Independence Day is a birthday party. As such, it is usually considered poor form to talk about the guest of honor's bad behavior in the past or present, dwell on his or her moral and ethical shortcomings, or stage an intervention about their excessive drug of alcohol use.
I am a poor guest because while drinking and eating the host's food, I would still tell them the truth about themselves if so provoked and pushed. But, I promise to be on good behavior today. I will do my obligatory read of Frederick Douglass' "What to the Slave is the 4th of July?", meditating on the little known fact that more blacks fought for the British than the colonies during the Revolutionary War, playing a few rounds of Empire: Total War, and watching Dr. Gerald Horn's interview on Democracy Now where he details how the notion of freedom as understood by white colonial rebels was constructed around their ability to enslave black people.
During the Revolutionary War and the battle for American independence, "liberty was in the air" and black Americans found ways, as we always have, to further our own struggle for liberty and full citizenship rights.
July 4th is a special day for Americans; July 4th is likely just another day on the calender for the rest of the world.
July 4th has history. Given the 100th anniversary of World War One, I was curious as to what major events occurred on that day during the Great War.
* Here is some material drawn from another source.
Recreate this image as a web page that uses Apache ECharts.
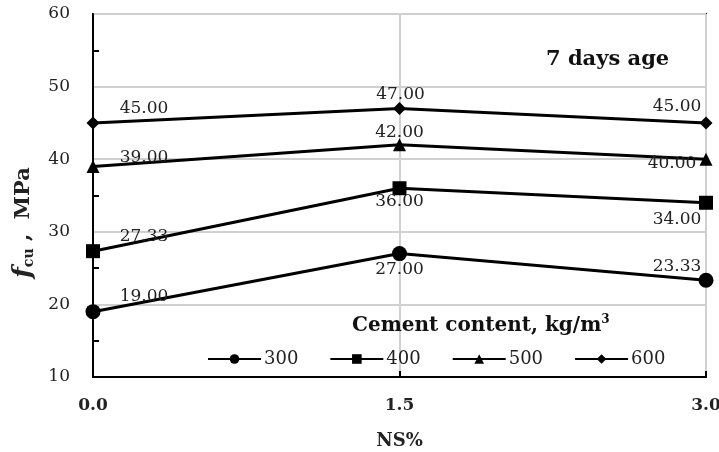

Of course, there were the obligatory parades commemorating American independence from the British (this set of photos is a very rich example of how World War One was a means for white ethnics and others to become "fully American" because military service and martial prowess demonstrated their bonafides as members of a "masculine" and "robust" race).
On the killing fields of Europe, July 4th, 1918 was the day when one of the most important battles of World War 1--and of the 20th century--took place. The Battle of Hamel involved a coordinated assault by Australian, British, and American forces (that latter being used in an offensive role for the first time during the war) which subsequently defeated the Germans.
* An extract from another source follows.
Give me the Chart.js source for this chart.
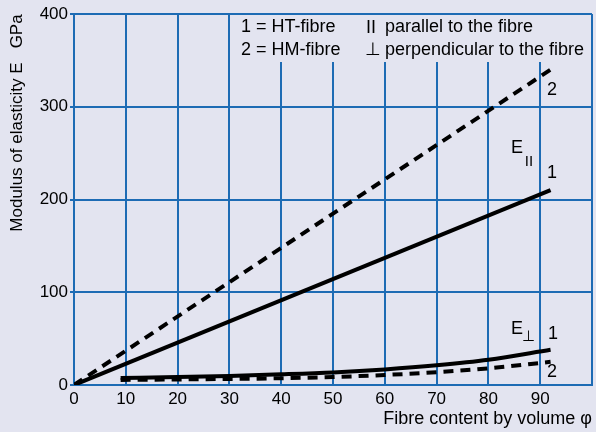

Military historians consider the Battle of Hamel to be the beginning of "modern" warfare because it involved the use of "combined arms" (infantry; armor; planes; artillery). Hamel was also important because the Allied victory that day, and the strategies deployed during the engagement, would foreshadow the defeat of the Entente powers in the months to follow. The combined arms approach used at the Battle of Hamel is not much different from the strategies and tactics that remain the bedrock of military planning in the 21st century.
Do you have any July 4th factoids or other random bits of information (related or not to this day) to share? What are your weekend plans and any BBQ mishaps to report?